Each recipe in this beautiful cookbook is completely gluten-, dairy- and refined sugar-free, with many following a 'paleon' formula (LEON's version of Paleo). From recipes for gluten-free Spaghetti Vongole to chocolate beetroot cake, breakfast dahl to chicken and olive tagine, this book contains recipes for every meal of the day and every occasion, and proves that a free-from menu can be utterly delicious.

Author description

Jane Baxter is the co-author of LEON Fast Vegetarian with Henry Dimbleby and LEON Happy Salads with John Vincent. She also co-authored The Riverford Farm Cook Book, which won Best First Book at the Guild of Food Writers' Awards. Jane worked at the Carved Angel in Dartmouth and the River Cafe London before becoming the Head Chef at the Field Kitchen, the restaurant for Riverford Organic Vegetables.

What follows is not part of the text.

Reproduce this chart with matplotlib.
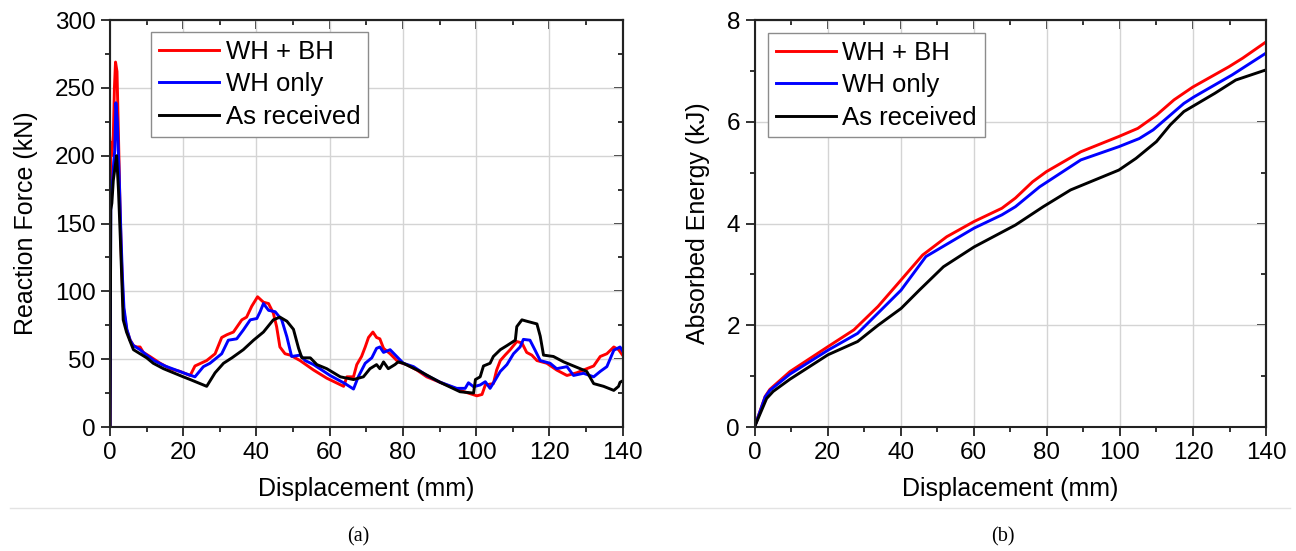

She now spends her time catering, consulting on food matters and hosting food events in unusual locations. John Vincent, LEON's co-founder, wrote the bestselling LEON Naturally Fast Food with Henry Dimbleby, LEON Family & Friends with Kay Plunkett-Hogge and LEON Happy Salads with Jane Baxter. John's interest in nutrition has been crucial in determining the LEON ethos, particularly the importance of the glycaemic index, the damaging effects of too much sugar and the difference between good and bad fats.